Every line below should be copied exactly; drop the pictures.

--- Start of Information provided ---

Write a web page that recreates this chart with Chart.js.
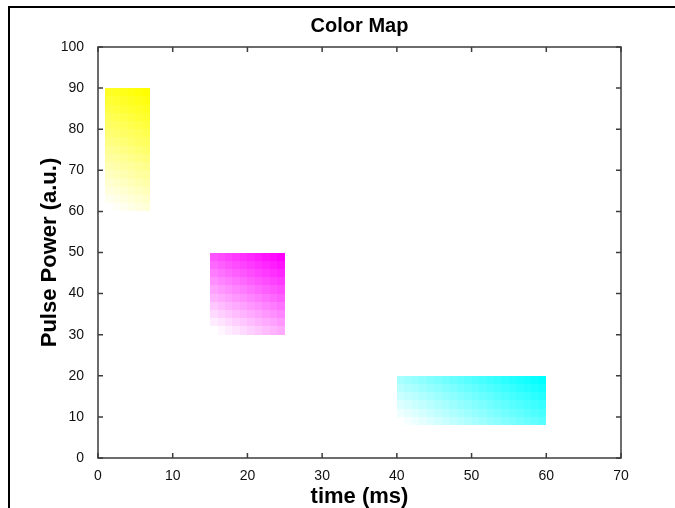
<!DOCTYPE html>
<html>
<head>
<meta charset="utf-8">
<script src="https://cdn.jsdelivr.net/npm/chart.js@4.4.0/dist/chart.umd.min.js"></script>
<style>
  body { margin: 0; background: #fff; }
  canvas { display: block; }
</style>
</head>
<body>
<canvas id="mapChart" width="675" height="508" style="width:675px;height:508px"></canvas>
<script>
// Blocks of the color map (time in ms, power in a.u.)
const blockNames = ['yellow', 'magenta', 'cyan'];
const timeStart = [1, 15, 40];
const timeEnd = [7, 25, 60];
const powerStart = [60, 30, 8];
const powerEnd = [90, 50, 20];
const blockColors = [[255, 255, 0], [255, 0, 255], [0, 255, 255]];

// Axis ticks
const timeTicks = [0, 10, 20, 30, 40, 50, 60, 70];
const powerTicks = [0, 10, 20, 30, 40, 50, 60, 70, 80, 90, 100];

// Cell size of the color grid
const cellW = 1;
const cellH = 2;

const tickFont = { family: 'Liberation Sans', size: 14 };
const labelFont = { family: 'Liberation Sans', size: 22, weight: 'bold' };

// Draws the shaded cells of each block through the chart scales
const cellsPlugin = {
    id: 'cells',
    beforeDatasetsDraw(chart) {
        const ctx = chart.ctx;
        const xs = chart.scales.x;
        const ys = chart.scales.y;
        ctx.save();
        blockNames.forEach((name, b) => {
            const x0 = timeStart[b], x1 = timeEnd[b];
            const y0 = powerStart[b], y1 = powerEnd[b];
            const span = (x1 - cellW - x0) + (y1 - cellH - y0);
            const rgb = blockColors[b];
            for (let x = x0; x < x1; x += cellW) {
                for (let y = y0; y < y1; y += cellH) {
                    const t = ((x - x0) + (y - y0)) / span;
                    const c = rgb.map(v => Math.round(255 + (v - 255) * t));
                    ctx.fillStyle = `rgb(${c[0]}, ${c[1]}, ${c[2]})`;
                    const left = Math.round(xs.getPixelForValue(x));
                    const right = Math.round(xs.getPixelForValue(x + cellW));
                    const top = Math.round(ys.getPixelForValue(y + cellH));
                    const bottom = Math.round(ys.getPixelForValue(y));
                    ctx.fillRect(left, top, right - left, bottom - top);
                }
            }
        });
        ctx.restore();
    }
};

// Box, inner ticks and outer frame (MATLAB look)
const framePlugin = {
    id: 'frame',
    afterDatasetsDraw(chart) {
        const ctx = chart.ctx;
        const a = chart.chartArea;
        const xs = chart.scales.x;
        const ys = chart.scales.y;
        const len = 5;
        ctx.save();
        ctx.strokeStyle = '#3c3c3c';
        ctx.lineWidth = 1.5;
        ctx.strokeRect(a.left, a.top, a.right - a.left, a.bottom - a.top);
        ctx.beginPath();
        timeTicks.forEach(v => {
            const px = xs.getPixelForValue(v);
            ctx.moveTo(px, a.bottom); ctx.lineTo(px, a.bottom - len);
            ctx.moveTo(px, a.top); ctx.lineTo(px, a.top + len);
        });
        powerTicks.forEach(v => {
            const py = ys.getPixelForValue(v);
            ctx.moveTo(a.left, py); ctx.lineTo(a.left + len, py);
            ctx.moveTo(a.right, py); ctx.lineTo(a.right - len, py);
        });
        ctx.stroke();

        // outer figure frame
        ctx.strokeStyle = '#000';
        ctx.lineWidth = 2;
        ctx.beginPath();
        ctx.moveTo(9, 508); ctx.lineTo(9, 7); ctx.lineTo(675, 7);
        ctx.stroke();
        ctx.restore();
    }
};

const ctxMap = document.getElementById('mapChart').getContext('2d');
const mapChart = new Chart(ctxMap, {
    type: 'scatter',
    data: {
        datasets: [{ data: [], showLine: false }]
    },
    options: {
        responsive: false,
        animation: false,
        layout: { padding: { left: 0, right: 54, top: 0, bottom: 0 } },
        plugins: {
            legend: { display: false },
            tooltip: { enabled: false },
            title: {
                display: true,
                fullSize: false,
                text: 'Color Map',
                color: '#000',
                font: { family: 'Liberation Sans', size: 20, weight: 'bold' },
                padding: { top: 14, bottom: 9 }
            }
        },
        scales: {
            x: {
                type: 'linear',
                min: 0,
                max: 70,
                afterBuildTicks: s => { s.ticks = timeTicks.map(v => ({ value: v })); },
                afterFit: s => { s.height = 50; },
                grid: { display: false },
                border: { display: false },
                ticks: { color: '#111', font: tickFont, padding: 2, maxRotation: 0 },
                title: { display: true, text: 'time (ms)', color: '#000', font: labelFont, padding: { top: 0, bottom: -2 } }
            },
            y: {
                type: 'linear',
                min: 0,
                max: 100,
                afterBuildTicks: s => { s.ticks = powerTicks.map(v => ({ value: v })); },
                afterFit: s => { s.width = 98; },
                grid: { display: false },
                border: { display: false },
                ticks: { color: '#111', font: tickFont, padding: 6 },
                title: { display: true, text: 'Pulse Power (a.u.)', color: '#000', font: labelFont, padding: { top: 37, bottom: 0 } }
            }
        }
    },
    plugins: [cellsPlugin, framePlugin]
});
</script>
</body>
</html>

--- End of Information provided ---

### Answer for the task
Write a web page that recreates this chart with Chart.js.
<!DOCTYPE html>
<html>
<head>
<meta charset="utf-8">
<script src="https://cdn.jsdelivr.net/npm/chart.js@4.4.0/dist/chart.umd.min.js"></script>
<style>
  body { margin: 0; background: #fff; }
  canvas { display: block; }
</style>
</head>
<body>
<canvas id="mapChart" width="675" height="508" style="width:675px;height:508px"></canvas>
<script>
// Blocks of the color map (time in ms, power in a.u.)
const blockNames = ['yellow', 'magenta', 'cyan'];
const timeStart = [1, 15, 40];
const timeEnd = [7, 25, 60];
const powerStart = [60, 30, 8];
const powerEnd = [90, 50, 20];
const blockColors = [[255, 255, 0], [255, 0, 255], [0, 255, 255]];

// Axis ticks
const timeTicks = [0, 10, 20, 30, 40, 50, 60, 70];
const powerTicks = [0, 10, 20, 30, 40, 50, 60, 70, 80, 90, 100];

// Cell size of the color grid
const cellW = 1;
const cellH = 2;

const tickFont = { family: 'Liberation Sans', size: 14 };
const labelFont = { family: 'Liberation Sans', size: 22, weight: 'bold' };

// Draws the shaded cells of each block through the chart scales
const cellsPlugin = {
    id: 'cells',
    beforeDatasetsDraw(chart) {
        const ctx = chart.ctx;
        const xs = chart.scales.x;
        const ys = chart.scales.y;
        ctx.save();
        blockNames.forEach((name, b) => {
            const x0 = timeStart[b], x1 = timeEnd[b];
            const y0 = powerStart[b], y1 = powerEnd[b];
            const span = (x1 - cellW - x0) + (y1 - cellH - y0);
            const rgb = blockColors[b];
            for (let x = x0; x < x1; x += cellW) {
                for (let y = y0; y < y1; y += cellH) {
                    const t = ((x - x0) + (y - y0)) / span;
                    const c = rgb.map(v => Math.round(255 + (v - 255) * t));
                    ctx.fillStyle = `rgb(${c[0]}, ${c[1]}, ${c[2]})`;
                    const left = Math.round(xs.getPixelForValue(x));
                    const right = Math.round(xs.getPixelForValue(x + cellW));
                    const top = Math.round(ys.getPixelForValue(y + cellH));
                    const bottom = Math.round(ys.getPixelForValue(y));
                    ctx.fillRect(left, top, right - left, bottom - top);
                }
            }
        });
        ctx.restore();
    }
};

// Box, inner ticks and outer frame (MATLAB look)
const framePlugin = {
    id: 'frame',
    afterDatasetsDraw(chart) {
        const ctx = chart.ctx;
        const a = chart.chartArea;
        const xs = chart.scales.x;
        const ys = chart.scales.y;
        const len = 5;
        ctx.save();
        ctx.strokeStyle = '#3c3c3c';
        ctx.lineWidth = 1.5;
        ctx.strokeRect(a.left, a.top, a.right - a.left, a.bottom - a.top);
        ctx.beginPath();
        timeTicks.forEach(v => {
            const px = xs.getPixelForValue(v);
            ctx.moveTo(px, a.bottom); ctx.lineTo(px, a.bottom - len);
            ctx.moveTo(px, a.top); ctx.lineTo(px, a.top + len);
        });
        powerTicks.forEach(v => {
            const py = ys.getPixelForValue(v);
            ctx.moveTo(a.left, py); ctx.lineTo(a.left + len, py);
            ctx.moveTo(a.right, py); ctx.lineTo(a.right - len, py);
        });
        ctx.stroke();

        // outer figure frame
        ctx.strokeStyle = '#000';
        ctx.lineWidth = 2;
        ctx.beginPath();
        ctx.moveTo(9, 508); ctx.lineTo(9, 7); ctx.lineTo(675, 7);
        ctx.stroke();
        ctx.restore();
    }
};

const ctxMap = document.getElementById('mapChart').getContext('2d');
const mapChart = new Chart(ctxMap, {
    type: 'scatter',
    data: {
        datasets: [{ data: [], showLine: false }]
    },
    options: {
        responsive: false,
        animation: false,
        layout: { padding: { left: 0, right: 54, top: 0, bottom: 0 } },
        plugins: {
            legend: { display: false },
            tooltip: { enabled: false },
            title: {
                display: true,
                fullSize: false,
                text: 'Color Map',
                color: '#000',
                font: { family: 'Liberation Sans', size: 20, weight: 'bold' },
                padding: { top: 14, bottom: 9 }
            }
        },
        scales: {
            x: {
                type: 'linear',
                min: 0,
                max: 70,
                afterBuildTicks: s => { s.ticks = timeTicks.map(v => ({ value: v })); },
                afterFit: s => { s.height = 50; },
                grid: { display: false },
                border: { display: false },
                ticks: { color: '#111', font: tickFont, padding: 2, maxRotation: 0 },
                title: { display: true, text: 'time (ms)', color: '#000', font: labelFont, padding: { top: 0, bottom: -2 } }
            },
            y: {
                type: 'linear',
                min: 0,
                max: 100,
                afterBuildTicks: s => { s.ticks = powerTicks.map(v => ({ value: v })); },
                afterFit: s => { s.width = 98; },
                grid: { display: false },
                border: { display: false },
                ticks: { color: '#111', font: tickFont, padding: 6 },
                title: { display: true, text: 'Pulse Power (a.u.)', color: '#000', font: labelFont, padding: { top: 37, bottom: 0 } }
            }
        }
    },
    plugins: [cellsPlugin, framePlugin]
});
</script>
</body>
</html>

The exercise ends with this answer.